CA Pau, 1re ch., 8 octobre 2019, n° 18-01517

PAU

Arrêt

Infirmation

PARTIES

Défendeur :

Lion & Business (SARL)

COMPOSITION DE LA JURIDICTION

Président :

M. Castagne

Conseillers :

M. Serny, Mme Rosa-Schall

Avocats :

Mes Darzacq,

TI Mont-de-Marsan, du 3 avr. 2018

3 avril 2018

Vu l'acte d'appel initial du 9 mai 2018 ayant donné lieu à l'attribution du présent numéro de rôle,

Vu le jugement dont appel rendu par le 3 avril 2018 par le tribunal d'instance de Mont-de-Marsan ayant débouté X de ses prétentions à obtenir la nullité de la convention passée avec la société Lion & Business,

Vu les dernières conclusions transmises par voie électronique le 10 juillet 2018 par X, appelante,

Vu leur signification à la société Lion & Business effectuée le 13 juillet 2019 au siège social où la remise de l'acte a été refusée.

Vu l'ordonnance de clôture délivrée le 15 mai 2019.

Le rapport ayant été fait oralement à l'audience.

MOTIFS

Selon acte du 13 juin 2017, X a passé avec la société Lion & Business à l'enseigne Publicimm un contrat référencé P 40 2017 122, un " contrat de diffusion d'annonces de bien immobilier " dont l'objet est d'établir un dossier de présentation d'un bien immobilier que X envisageait de vendre.

Il s'agit donc d'un contrat de services destiné à faire connaître l'offre et à la présenter ; l'objet du contrat ne prévoit aucune prestation d'entremise et ne porte pas de référence d'immatriculation d'agent immobilier ; il fait référence au droit de la consommation puisque les conditions générales de vente visent ce droit, et notamment mentionnent le droit de rétractation de 14 jours prévu par l'article L. 121-21 du Code de la consommation.

Toutefois, par mention manuscrite, X a expressément renoncé à ce droit de rétractation en reproduisant par écrit de sa main dans un cadre prévu à cet effet, la teneur de la clause prérédigée qui y figurait déjà : " Je reconnais que le service auquel je souscris correspond à un bien nettement personnalisé et demande à Publicimm de procéder à l'exécution immédiate de la prestation à compter de la validation de ma commande.
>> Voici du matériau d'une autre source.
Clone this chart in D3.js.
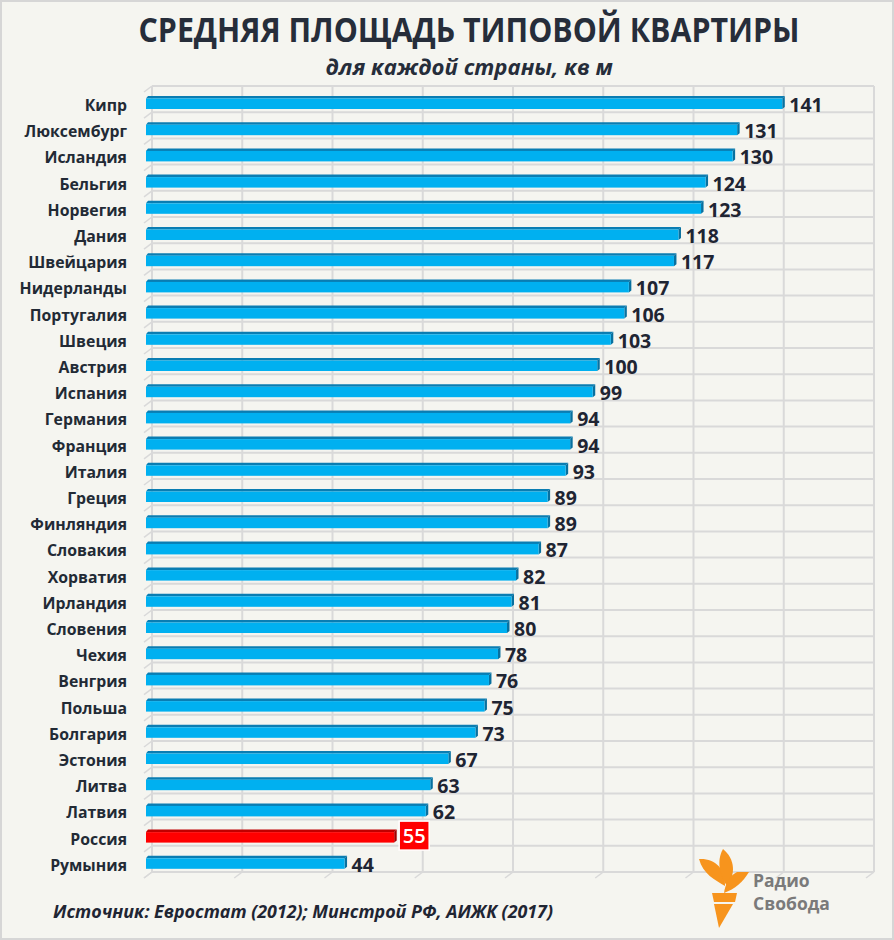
<!DOCTYPE html>
<html><head><meta charset="utf-8">
<script src="https://cdn.jsdelivr.net/npm/d3@7"></script>
<style>html,body{margin:0;padding:0;background:#fff;}svg{display:block;}</style>
</head><body>
<script>
const categories = ["Кипр","Люксембург","Исландия","Бельгия","Норвегия","Дания","Швейцария","Нидерланды","Португалия","Швеция","Австрия","Испания","Германия","Франция","Италия","Греция","Финляндия","Словакия","Хорватия","Ирландия","Словения","Чехия","Венгрия","Польша","Болгария","Эстония","Литва","Латвия","Россия","Румыния"];
const values = [141,131,130,124,123,118,117,107,106,103,100,99,94,94,93,89,89,87,82,81,80,78,76,75,73,67,63,62,55,44];
const highlight = ["Россия"];
const axisTicks = [0,20,40,60,80,100,120,140,160];
const titleText = "СРЕДНЯЯ ПЛОЩАДЬ ТИПОВОЙ КВАРТИРЫ";
const subtitleText = "для каждой страны, кв м";
const sourceText = "Источник: Евростат (2012); Минстрой РФ, АИЖК (2017)";
const logoLines = ["Радио","Свобода"];

const W = 894, H = 940;
const svg = d3.select("body").append("svg").attr("width", W).attr("height", H);
svg.append("rect").attr("x",0).attr("y",0).attr("width",W).attr("height",H).attr("fill","#f5f5f0");
svg.append("rect").attr("x",1).attr("y",1).attr("width",W-2).attr("height",H-2).attr("fill","none").attr("stroke","#d6d6d6").attr("stroke-width",2);

const x = d3.scaleLinear().domain([0,160]).range([152,874]);
const y = d3.scaleBand().domain(categories).range([86,872]).padding(0);
const dx = -6, wdx = -8, wdy = 6;
const grid = "#d9d9d9";

const g = svg.append("g");
g.selectAll("line.vg").data(axisTicks).join("line")
  .attr("x1", d=>x(d)).attr("x2", d=>x(d)).attr("y1", 86).attr("y2", 872)
  .attr("stroke", grid).attr("stroke-width", 2);
g.selectAll("line.fd").data(axisTicks).join("line")
  .attr("x1", d=>x(d)).attr("x2", d=>x(d)+wdx).attr("y1", 872).attr("y2", 872+wdy)
  .attr("stroke", grid).attr("stroke-width", 1.5);
const bounds = categories.map(c=>y(c)).concat([872]);
g.selectAll("line.hg").data(bounds).join("line")
  .attr("x1", x(0)).attr("x2", x(160)).attr("y1", d=>d).attr("y2", d=>d)
  .attr("stroke", grid).attr("stroke-width", 2);
g.selectAll("line.ld").data(bounds).join("line")
  .attr("x1", x(0)).attr("x2", x(0)+wdx).attr("y1", d=>d).attr("y2", d=>d+wdy)
  .attr("stroke", grid).attr("stroke-width", 1.5);

const bars = svg.append("g");
const labels = svg.append("g");
categories.forEach((c,i)=>{
  const v = values[i];
  const hi = highlight.includes(c);
  const front = hi ? "#ff0000" : "#00b0f0";
  const top = hi ? "#c00000" : "#0a7db2";
  const side = hi ? "#a00000" : "#08709f";
  const y0 = y(c);
  const yt = y0+10, yb = y0+23;
  const x0 = x(0)+dx, x1 = x(v)+dx;
  bars.append("path").attr("d",`M${x0},${yt+2.5}L${x0+2},${yt}L${x1+2.5},${yt}L${x1},${yt+2.5}Z`).attr("fill",top);
  bars.append("path").attr("d",`M${x1},${yt+2.5}L${x1+2.5},${yt}L${x1+2.5},${yb-2}L${x1},${yb}Z`).attr("fill",side);
  bars.append("rect").attr("x",x0).attr("y",yt+2.5).attr("width",x1-x0).attr("height",yb-yt-2.5).attr("fill",front);
  labels.append("text").attr("x",127).attr("y",y0+25).attr("text-anchor","end")
    .attr("font-family","'Open Sans'").attr("font-weight",700).attr("font-size",15.8)
    .attr("fill","#222a35").text(c);
  if (hi) {
    labels.append("rect").attr("x",x1+5).attr("y",y0+1.5).attr("width",30).attr("height",29)
      .attr("fill","#ff0000").attr("stroke","#ffffff").attr("stroke-width",1.5);
    labels.append("text").attr("x",x1+20).attr("y",y0+23.5).attr("text-anchor","middle")
      .attr("font-family","'Open Sans'").attr("font-weight",600).attr("font-size",20)
      .attr("fill","#ffffff").text(v);
  } else {
    labels.append("text").attr("x",x1+7).attr("y",y0+26).attr("text-anchor","start")
      .attr("font-family","'Open Sans'").attr("font-weight",700).attr("font-size",19.5)
      .attr("fill","#1f2533").text(v);
  }
});

svg.append("text").attr("x",469).attr("y",42).attr("text-anchor","middle")
  .attr("font-family","'Open Sans'").attr("font-weight",700).attr("font-size",34)
  .attr("fill","#262d3a").attr("textLength",661).attr("lengthAdjust","spacingAndGlyphs").text(titleText);
svg.append("text").attr("x",469).attr("y",75).attr("text-anchor","middle")
  .attr("font-family","'Open Sans'").attr("font-weight",700).attr("font-style","italic").attr("font-size",22)
  .attr("fill","#262d3a").attr("textLength",287).attr("lengthAdjust","spacingAndGlyphs").text(subtitleText);

svg.append("text").attr("x",53).attr("y",918)
  .attr("font-family","'Open Sans'").attr("font-weight",700).attr("font-style","italic").attr("font-size",17)
  .attr("fill","#1f2533").attr("textLength",500).attr("lengthAdjust","spacingAndGlyphs").text(sourceText);

const logo = svg.append("g").attr("fill","#f7941d");
logo.append("path").attr("d","M699,859 C714,858 726,868 725,886 C715,880 703,874 699,859 Z");
logo.append("path").attr("d","M723,849 C735,859 736,874 727,886 C720,876 716,861 723,849 Z");
logo.append("path").attr("d","M749,872 L737,872 C729,876 725,885 724,893 C735,889 743,882 749,872 Z");
logo.append("path").attr("d","M712,893 L737,893 L735,902 L714,902 Z");
logo.append("path").attr("d","M714,904 L733,904 L719,928 Z");
svg.selectAll("text.logo").data(logoLines).join("text").attr("class","logo")
  .attr("x",753).attr("y",(d,i)=>887+i*23)
  .attr("font-family","'Open Sans'").attr("font-weight",700).attr("font-size",17.5)
  .attr("fill","#7a7a7a").text(d=>d);
</script>
</body></html>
A ce titre je renonce expressément à exercer mon droit de rétractation tel que défini à l'article 16.4 des présentes conditions générales de vente et conformément à l'article L. 121-21-8 du Code de la consommation ".

Le visa de texte est erroné ; le texte a en réalité été recodifié à droit constant sous le numéro L. 221-28 du Code ; il liste une série d'hypothèses dans lesquelles le contrat n'est pas soumis à l'obligation de contenir un droit de rétractation. Ce texte est ainsi rédigé :

Le droit de rétractation ne peut être exercé pour les contrats :

" 1° De fourniture de services pleinement exécutés avant la fin du délai de rétractation et dont l'exécution a commencé après accord préalable exprès du consommateur et renoncement exprès à son droit de rétractation ;

2° De fourniture de biens ou de services dont le prix dépend de fluctuations sur le marché financier échappant au contrôle du professionnel et susceptibles de se produire pendant le délai de rétractation ;

3° De fourniture de biens confectionnés selon les spécifications du consommateur ou nettement personnalisés ;

4° De fourniture de biens susceptibles de se détériorer ou de se périmer rapidement ;

5° De fourniture de biens qui ont été descellés par le consommateur après la livraison et qui ne peuvent être renvoyés pour des raisons d'hygiène ou de protection de la santé ;

6° De fourniture de biens qui, après avoir été livrés et par leur nature, sont mélangés de manière indissociable avec d'autres articles ;

7° De fourniture de boissons alcoolisées dont la livraison est différée au-delà de trente jours et dont la valeur convenue à la conclusion du contrat dépend de fluctuations sur le marché échappant au contrôle du professionnel ;

8° De travaux d'entretien ou de réparation à réaliser en urgence au domicile du consommateur et expressément sollicités par lui, dans la limite des pièces de rechange et travaux strictement nécessaires pour répondre à l'urgence ;

9° De fourniture d'enregistrements audio ou vidéo ou de logiciels informatiques lorsqu'ils ont été descellés par le consommateur après la livraison ;

10° De fourniture d'un journal, d'un périodique ou d'un magazine, sauf pour les contrats d'abonnement à ces publications ;

11° Conclus lors d'une enchère publique ;

12° De prestations de services d'hébergement, autres que d'hébergement résidentiel, de services de transport de biens, de locations de voitures, de restauration ou d'activités de loisirs qui doivent être fournis à une date ou à une période déterminée ;

13° De fourniture d'un contenu numérique non fourni sur un support matériel dont l'exécution a commencé après accord préalable exprès du consommateur et renoncement exprès à son droit de rétractation. "

Selon ce texte :

- il n'y a pas de droit de rétractation quand il y a personnalisation du bien acquis par le consommateur ; il s'agit d'une dérogation légale ; le droit de rétractation n'a pas à être prévu et peut ne pas figurer dans le contrat ;

- la personnalisation n'est pas une condition de dispense du droit de rétractation quand il y a fourniture de services ; la loi ne prévoit donc pas de dérogation légale ; en cas de fourniture d'un service, par définition toujours adapté à la personne qui en bénéficie et échappant à toute possibilité de standardisation à la différence des biens commercialisés, il n'y a pas de possibilité de déroger à l'obligation légale de respecter l'exigence d'un droit de rétractation ; celui-ci doit être prévu dans le contrat de démarchage.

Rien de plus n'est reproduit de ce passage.